It’s going to create a new image file for each of the selected photos. You can extract a single image, or select multiple images.

When it's done, you’ll find a new JPG file with the name of the original file appended with the size of the image. For example, if you’re original file was IMG_1234.CR2, then the new file will be IMG_1234-[pixel width]x[pixel height].jpg.

The pixel dimensions all depend upon the size of the preview that Lightroom has in its catalog. If you’re lucky enough to have 1:1 previews, you’ll see pixel dimensions that should match what you get out of your camera.

After extracting a preview file, I imported the extracted file and compared it to the original preview in Lightroom. As you can see, the color isn't the same but because I had a 1:1 preview, the amount of detail in the file matches the original. Not perfect but I can live with this. (This is Compare View zoomed to 1:1 - showing a portion of the image above.)

The Caveats

This method of image recovery does NOT bring back the original image. There is bound to be some loss of quality, especially if Lightroom does not have a 1:1 preview of the photo available. Even so, it can be a lifesaver as long as you understand the shortcomings.

  • There is no metadata in the extracted preview. That doesn’t mean that the catalog information in Lightroom is gone. It just doesn’t point to the newly created file.
  • The extracted image file doesn’t contain an ICC profile. So, if you import it back into Lightroom, it will be tagged with the sRGB profile.

The Adobe script can be a lifesaver but it doesn't magically bring back your original file. This is one of those tools that should be a last resort. To avoid needing this solution, make sure you have a good backup system in place and keep it up to date. 

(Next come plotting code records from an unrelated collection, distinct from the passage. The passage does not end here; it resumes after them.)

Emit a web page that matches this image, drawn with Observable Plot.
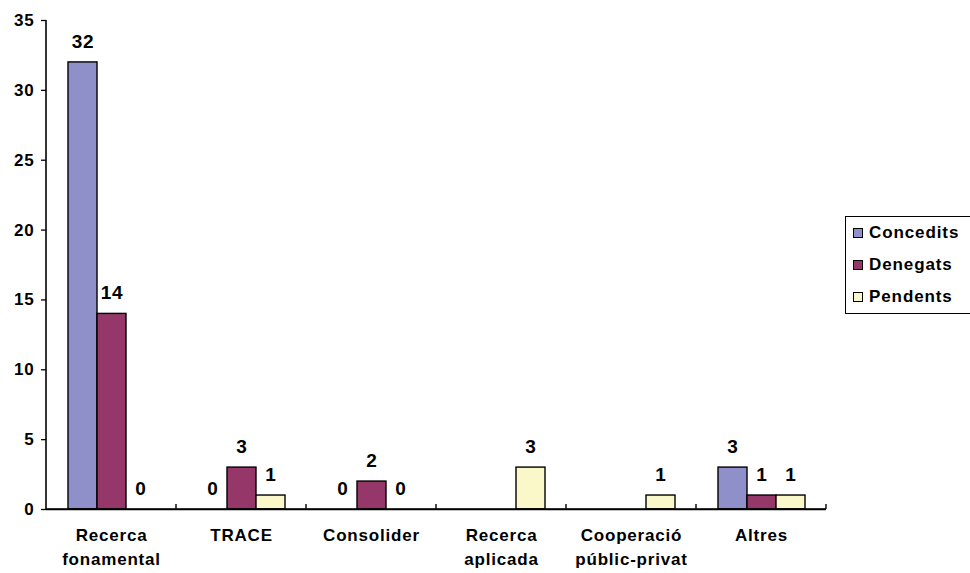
<!DOCTYPE html>
<html>
<head>
<meta charset="utf-8">
<script src="https://cdn.jsdelivr.net/npm/d3@7"></script>
<script src="https://cdn.jsdelivr.net/npm/@observablehq/plot@0.6"></script>
<style>
  html, body { margin: 0; padding: 0; background: #fff; }
  #wrap { position: relative; width: 970px; height: 573px; overflow: hidden; font-family: "Liberation Sans", Arial, sans-serif; }
  #legend { position: absolute; left: 845px; top: 216px; width: 140px; border: 1px solid #000; padding: 0; box-sizing: border-box; background: #fff; }
  .item { height: 32px; display: flex; align-items: center; font-weight: bold; font-size: 17px; letter-spacing: 0.9px; }
  .sw { width: 8px; height: 8px; border: 1px solid #000; margin-left: 7px; margin-right: 6px; }
</style>
</head>
<body>
<div id="wrap"><div id="chart"></div><div id="legend"></div></div>
<script>
const categories = ["Recerca fonamental", "TRACE", "Consolider", "Recerca aplicada", "Cooperació públic-privat", "Altres"];
const series = ["Concedits", "Denegats", "Pendents"];
const concedits = [32, 0, 0, null, null, 3];
const denegats  = [14, 3, 2, null, null, 1];
const pendents  = [0, 1, 0, 3, 1, 1];
const yTicks = [0, 5, 10, 15, 20, 25, 30, 35];
const colors = ["#8f8fc9", "#953869", "#faf7c9"];

const valuesBySeries = [concedits, denegats, pendents];
const rows = [];
categories.forEach((c, i) => {
  series.forEach((s, j) => {
    const v = valuesBySeries[j][i];
    if (v !== null) rows.push({cat: c, series: s, value: v});
  });
});

const fontFamily = '"Liberation Sans", Arial, sans-serif';

const chart = Plot.plot({
  width: 832,
  height: 573,
  marginLeft: 44,
  marginRight: 5,
  marginTop: 20,
  marginBottom: 64,
  style: {fontFamily, background: "#fff", color: "#000", overflow: "visible"},
  fx: {domain: categories, padding: 0, label: null},
  x: {domain: series, paddingInner: 0, paddingOuter: 0.72, axis: null},
  y: {domain: [0, 35], axis: null},
  color: {domain: series, range: colors},
  marks: [
    Plot.barY(rows, {fx: "cat", x: "series", y: "value", fill: "series", stroke: "#000", strokeWidth: 1.4}),
    Plot.ruleY([0], {stroke: "#000", strokeWidth: 1.6}),
    Plot.text(rows, {fx: "cat", x: "series", y: "value", text: d => String(d.value), dy: -21,
      fontSize: 19, fontWeight: "bold", fill: "#000", lineAnchor: "middle"}),
    Plot.axisY({ticks: yTicks, tickSize: 5, tickPadding: 7, fontSize: 17, fontWeight: "bold",
      label: null, stroke: "#000", strokeWidth: 1.3, fill: "#000", tickFormat: d => String(d)}),
    Plot.axisFx({anchor: "bottom", tickSize: 0, tickPadding: 15, fontSize: 17, fontWeight: "bold", lineHeight: 1.4,
      label: null, fill: "#000", tickFormat: d => d.includes(" ") ? d.replace(" ", "\n") : d})
  ]
});

document.getElementById("chart").appendChild(chart);

// axis lines and category-boundary tick marks, positioned via the plot's own scales
const fx = chart.scale("fx");
const y = chart.scale("y");
const svg = d3.select(chart);
const y0 = y.apply(0), yTop = y.apply(35);
const left = fx.apply(categories[0]);
const right = fx.apply(categories[categories.length - 1]) + fx.bandwidth;
svg.append("line").attr("x1", left).attr("x2", left).attr("y1", yTop).attr("y2", y0)
  .attr("stroke", "#000").attr("stroke-width", 1.6);
svg.append("line").attr("x1", left).attr("x2", right).attr("y1", y0).attr("y2", y0)
  .attr("stroke", "#000").attr("stroke-width", 1.6);
const bounds = categories.slice(1).map(c => fx.apply(c)).concat([right]);
bounds.forEach(b => {
  svg.append("line").attr("x1", b).attr("x2", b).attr("y1", y0).attr("y2", y0 - 5)
    .attr("stroke", "#000").attr("stroke-width", 1.4);
});
svg.selectAll("text").style("letter-spacing", "0.8px");

// legend
const legend = d3.select("#legend");
series.forEach((s, i) => {
  const it = legend.append("div").attr("class", "item");
  it.append("div").attr("class", "sw").style("background", colors[i]);
  it.append("span").text(s);
});
</script>
</body>
</html>
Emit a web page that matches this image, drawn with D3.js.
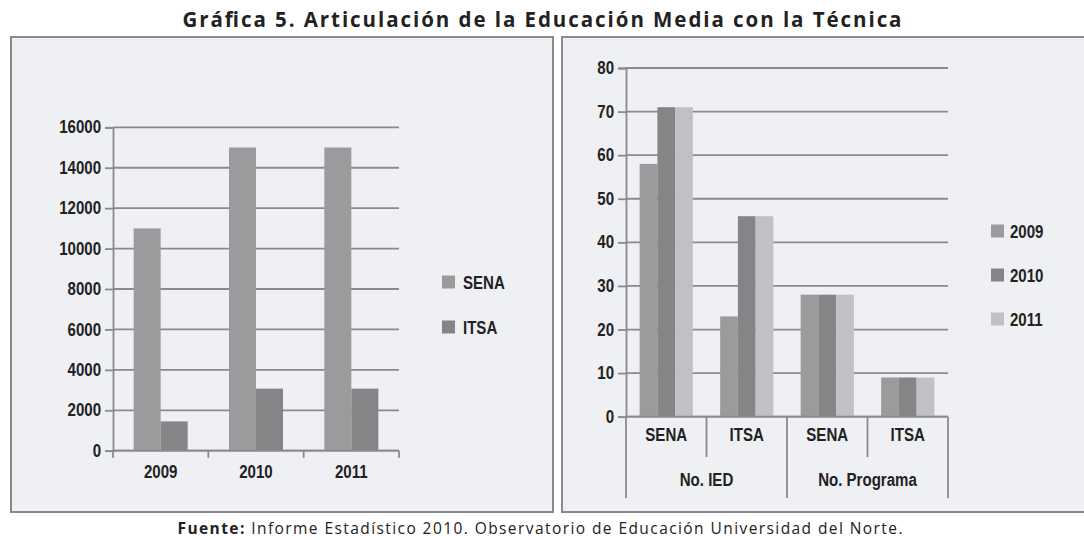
<!DOCTYPE html>
<html>
<head>
<meta charset="utf-8">
<script src="https://cdn.jsdelivr.net/npm/d3@7"></script>
<style>
  body { margin: 0; background: #fff; }
  svg text { fill: #222; }
  .tick-label { font-family: "Liberation Sans", Arial, sans-serif; font-weight: bold; font-size: 17.5px; }
  .ttl { font-family: "Open Sans", Lato, sans-serif; }
</style>
</head>
<body>
<svg width="1084" height="540"></svg>
<script>
// ---- data ----
const years = ["2009", "2010", "2011"];
const inst = ["SENA", "ITSA"];
const leftSENA = [11000, 15000, 15000];
const leftITSA = [1450, 3070, 3070];
const leftTicks = [0, 2000, 4000, 6000, 8000, 10000, 12000, 14000, 16000];

const rightGroups = ["No. IED", "No. Programa"];
const rightCats = ["SENA", "ITSA", "SENA", "ITSA"];
const right2009 = [58, 23, 28, 9];
const right2010 = [71, 46, 28, 9];
const right2011 = [71, 46, 28, 9];
const rightTicks = [0, 10, 20, 30, 40, 50, 60, 70, 80];

const colors = { a: "#9b9b9d", b: "#858587", c: "#c1c1c5" };
const bg = "#eff0f4", lineCol = "#8a8a8c";

const svg = d3.select("svg");

// title
svg.append("text").attr("class", "ttl")
    .attr("x", 542).attr("y", 27).attr("text-anchor", "middle")
    .style("font-size", "20.5px").style("font-weight", "bold")
    .attr("textLength", 719).attr("lengthAdjust", "spacing")
    .text("Gráfica 5. Articulación de la Educación Media con la Técnica");

// footer
const foot = svg.append("text").attr("class", "ttl")
    .attr("x", 540).attr("y", 534).attr("text-anchor", "middle")
    .style("font-size", "15.5px")
    .attr("textLength", 725).attr("lengthAdjust", "spacing");
foot.append("tspan").style("font-weight", "bold").text("Fuente: ");
foot.append("tspan").text("Informe Estadístico 2010. Observatorio de Educación Universidad del Norte.");

// panels
svg.append("rect").attr("x", 11).attr("y", 37).attr("width", 542).attr("height", 475)
    .attr("fill", bg).attr("stroke", lineCol).attr("stroke-width", 2);
svg.append("rect").attr("x", 562).attr("y", 37).attr("width", 530).attr("height", 475)
    .attr("fill", bg).attr("stroke", lineCol).attr("stroke-width", 2);

// ---------- left chart ----------
{
    const x0 = 113, x1 = 399, yTop = 127.3, yBot = 450.7;
    const x = d3.scaleBand().domain(years).range([x0, x1]);
    const xi = d3.scaleBand().domain(inst).range([0, x.bandwidth()]).paddingOuter(0.765);
    const y = d3.scaleLinear().domain([0, 16000]).range([yBot, yTop]);
    const g = svg.append("g");

    g.selectAll("line.grid").data(leftTicks).join("line")
        .attr("x1", x0).attr("x2", x1)
        .attr("y1", d => y(d)).attr("y2", d => y(d))
        .attr("stroke", lineCol).attr("stroke-width", 1.8);

    const rows = years.map((yr, i) => ({ yr, SENA: leftSENA[i], ITSA: leftITSA[i] }));
    g.selectAll("g.grp").data(rows).join("g")
        .attr("transform", d => `translate(${x(d.yr)},0)`)
      .selectAll("rect").data(d => inst.map(k => ({ k, v: d[k] }))).join("rect")
        .attr("x", d => xi(d.k)).attr("width", xi.bandwidth())
        .attr("y", d => y(d.v)).attr("height", d => yBot - y(d.v))
        .attr("fill", d => d.k === "SENA" ? colors.a : colors.b);

    const ya = g.append("g").attr("transform", `translate(${x0},0)`)
        .call(d3.axisLeft(y).tickValues(leftTicks).tickSize(8).tickPadding(4).tickFormat(d3.format("d")));
    ya.selectAll("line, path").attr("stroke", lineCol).attr("stroke-width", 1.8);
    ya.selectAll("text").attr("class", "tick-label").attr("fill", "#222");

    // x axis
    g.append("line").attr("x1", x0).attr("x2", x1).attr("y1", yBot).attr("y2", yBot)
        .attr("stroke", lineCol).attr("stroke-width", 1.8);
    g.selectAll("line.xt").data([...years.map(d => x(d)), x1]).join("line")
        .attr("x1", d => d).attr("x2", d => d).attr("y1", yBot).attr("y2", yBot + 7)
        .attr("stroke", lineCol).attr("stroke-width", 1.8);
    g.selectAll("text.xl").data(years).join("text").attr("class", "tick-label")
        .attr("x", d => x(d) + x.bandwidth() / 2).attr("y", 478).attr("text-anchor", "middle")
        .text(d => d);

    // legend
    const lg = g.selectAll("g.lg").data(inst).join("g")
        .attr("transform", (d, i) => `translate(442,${282 + i * 45})`);
    lg.append("rect").attr("x", 0).attr("y", -6.5).attr("width", 13).attr("height", 13)
        .attr("fill", d => d === "SENA" ? colors.a : colors.b);
    lg.append("text").attr("class", "tick-label").attr("x", 21).attr("y", 6.5).text(d => d);
}

// ---------- right chart ----------
{
    const x0 = 626, x1 = 948, yTop = 68, yBot = 416.7;
    const idx = rightCats.map((d, i) => i);
    const x = d3.scaleBand().domain(idx).range([x0, x1]);
    const series = [
        { k: "2009", v: right2009, c: colors.a },
        { k: "2010", v: right2010, c: colors.b },
        { k: "2011", v: right2011, c: colors.c }
    ];
    const xi = d3.scaleBand().domain(years).range([0, x.bandwidth()]).paddingOuter(0.77);
    const y = d3.scaleLinear().domain([0, 80]).range([yBot, yTop]);
    const g = svg.append("g");

    g.selectAll("line.grid").data(rightTicks).join("line")
        .attr("x1", x0).attr("x2", x1)
        .attr("y1", d => y(d)).attr("y2", d => y(d))
        .attr("stroke", lineCol).attr("stroke-width", 1.8);

    g.selectAll("g.grp").data(idx).join("g")
        .attr("transform", d => `translate(${x(d)},0)`)
      .selectAll("rect").data(i => series.map(s => ({ k: s.k, v: s.v[i], c: s.c }))).join("rect")
        .attr("x", d => xi(d.k)).attr("width", xi.bandwidth())
        .attr("y", d => y(d.v)).attr("height", d => yBot - y(d.v))
        .attr("fill", d => d.c);

    const ya = g.append("g").attr("transform", `translate(${x0},0)`)
        .call(d3.axisLeft(y).tickValues(rightTicks).tickSize(8).tickPadding(4));
    ya.selectAll("line, path").attr("stroke", lineCol).attr("stroke-width", 1.8);
    ya.selectAll("text").attr("class", "tick-label").attr("fill", "#222");

    // multi-level x axis
    g.append("line").attr("x1", x0).attr("x2", x1).attr("y1", yBot).attr("y2", yBot)
        .attr("stroke", lineCol).attr("stroke-width", 1.8);
    const bounds = [...idx.map(i => x(i)), x1];
    g.selectAll("line.xt").data(bounds).join("line")
        .attr("x1", d => d).attr("x2", d => d).attr("y1", yBot)
        .attr("y2", (d, i) => i % 2 === 0 ? 498 : 457)
        .attr("stroke", lineCol).attr("stroke-width", 1.8);
    g.selectAll("text.xl").data(idx).join("text").attr("class", "tick-label")
        .attr("x", i => x(i) + x.bandwidth() / 2).attr("y", 441).attr("text-anchor", "middle")
        .text(i => rightCats[i]);
    g.selectAll("text.gl").data(rightGroups).join("text").attr("class", "tick-label")
        .attr("x", (d, j) => x(j * 2) + x.bandwidth()).attr("y", 486).attr("text-anchor", "middle")
        .text(d => d);

    // legend
    const lg = g.selectAll("g.lg").data(series).join("g")
        .attr("transform", (d, i) => `translate(991,${231 + i * 44})`);
    lg.append("rect").attr("x", 0).attr("y", -6.5).attr("width", 13).attr("height", 13)
        .attr("fill", d => d.c);
    lg.append("text").attr("class", "tick-label").attr("x", 19).attr("y", 6.5).text(d => d.k);
}

// condense the bold labels a little, like a narrow face
svg.selectAll("text.tick-label").each(function () {
    const w = this.getComputedTextLength();
    d3.select(this).attr("textLength", w * 0.86).attr("lengthAdjust", "spacingAndGlyphs");
});
</script>
</body>
</html>
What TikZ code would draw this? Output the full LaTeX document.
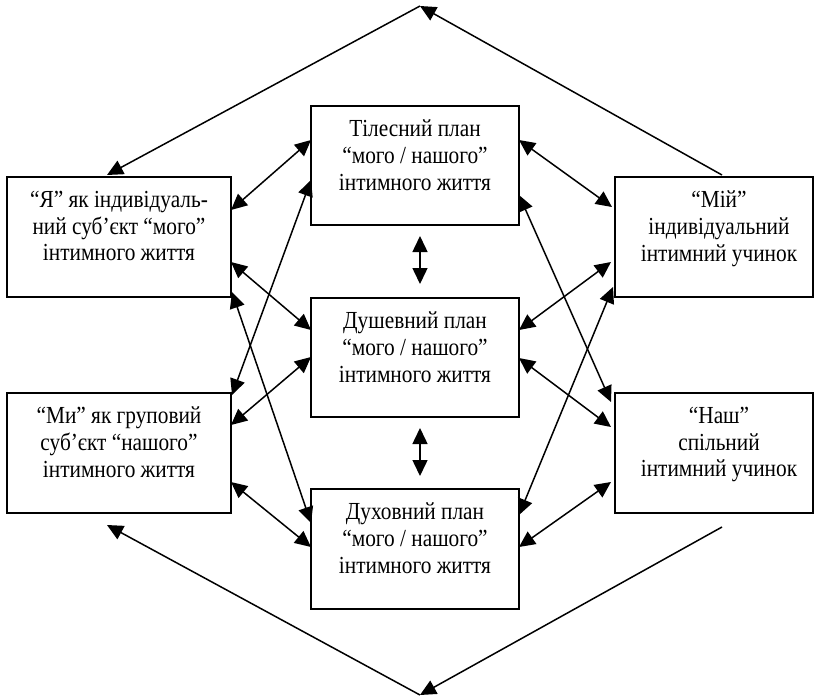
\documentclass[tikz,border=0pt]{standalone}
\usepackage{fontspec}
\setmainfont{Liberation Serif}[FakeStretch=0.87]
\usetikzlibrary{arrows.meta,calc}
\begin{document}
\begin{tikzpicture}[x=1pt,y=-1pt,
  boxst/.style={draw, line width=1.8pt, rectangle, inner sep=0pt, outer sep=0pt},
  txt/.style={align=center, inner sep=0pt, anchor=north, font=\fontsize{24.5}{26.7}\selectfont},
  both/.style={line width=1.5pt, {Triangle[length=16pt,width=15pt]}-{Triangle[length=16pt,width=15pt]}},
  oneway/.style={line width=1.5pt, -{Triangle[length=16pt,width=15pt]}}]
\useasboundingbox (0,0) rectangle (820,697);
% boxes
\node[boxst, minimum width=224pt, minimum height=120pt] (ya) at (119,237) {};
\node[boxst, minimum width=224pt, minimum height=120pt] (my) at (119,453) {};
\node[boxst, minimum width=208pt, minimum height=119pt] (t1) at (415,165.5) {};
\node[boxst, minimum width=208pt, minimum height=119pt] (t2) at (415,357.5) {};
\node[boxst, minimum width=208pt, minimum height=120pt] (t3) at (415,549) {};
\node[boxst, minimum width=198pt, minimum height=120pt] (mii) at (714,237) {};
\node[boxst, minimum width=198pt, minimum height=120pt] (nash) at (714,453) {};
% texts
\node[txt] (yat) at (119,191) {“Я” як індивідуаль-\\ний суб’єкт “мого”\\інтимного життя};
\node[txt] (myt) at (119,407) {“Ми” як груповий\\суб’єкт “нашого”\\інтимного життя};
\node[txt] (t1t) at (415,120) {Тілесний план\\“мого / нашого”\\інтимного життя};
\node[txt] (t2t) at (415,312) {Душевний план\\“мого / нашого”\\інтимного життя};
\node[txt] (t3t) at (415,503) {Духовний план\\“мого / нашого”\\інтимного життя};
\node[txt] (miit) at (719,191) {“Мій”\\індивідуальний\\інтимний учинок};
\node[txt] (nasht) at (719,407) {“Наш”\\спільний\\інтимний учинок};
% left connectors
\draw[both] ($(ya.north east)+(0,33)$) -- ($(t1.north west)+(0,34)$);
\draw[both] ($(ya.north east)+(0,85)$) -- ($(t2.north west)+(0,32)$);
\draw[both] ($(ya.north east)+(1,115)$) -- ($(t3.north west)+(0,34)$);
\draw[both] ($(my.north east)+(1,2)$) -- ($(t1.north west)+(0,74)$);
\draw[both] ($(my.north east)+(0,32)$) -- ($(t2.north west)+(0,59)$);
\draw[both] ($(my.north east)+(0,89)$) -- ($(t3.north west)+(0,58)$);
% right connectors
\draw[both] ($(t1.north east)+(0,34)$) -- ($(mii.north west)+(-3,30)$);
\draw[both] ($(t1.north east)+(0,89)$) -- ($(nash.north west)+(-4,9)$);
\draw[both] ($(t2.north east)+(0,32)$) -- ($(mii.north west)+(-4,85)$);
\draw[both] ($(t3.north east)+(0,26)$) -- ($(mii.north west)+(-2,110)$);
\draw[both] ($(t2.north east)+(0,60)$) -- ($(nash.north west)+(-4,34)$);
\draw[both] ($(t3.north east)+(0,58)$) -- ($(nash.north west)+(-4,89)$);
% vertical double arrows
\draw[both] ($(t1.south)+(5,11)$) -- ($(t2.north)+(5,-14)$);
\draw[both] ($(t2.south)+(5,11)$) -- ($(t3.north)+(5,-13)$);
% outer loops
\coordinate (topap) at (420,6);
\coordinate (botap) at (420,695);
\draw[oneway] ($(mii.north)+(8,-2)$) -- (topap);
\draw[oneway] (topap) -- ($(ya.north)+(-12,-2)$);
\draw[oneway] ($(nash.south)+(8,14)$) -- (botap);
\draw[oneway] (botap) -- ($(my.south)+(-12,12)$);
\end{tikzpicture}
\end{document}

Make The Most of a Mediocre Image

Now there are a lot of things you can do to polish an image like this. In Lightroom, you can adjust your white balance and tone until it looks right to you. You can also use a program like Luminar or Skylum’s Aurora to process the image. Remember it’s like cooking - do what you like until you like it. What I want to focus on today are two other changes that I made to the image that made a significant improvement to the image.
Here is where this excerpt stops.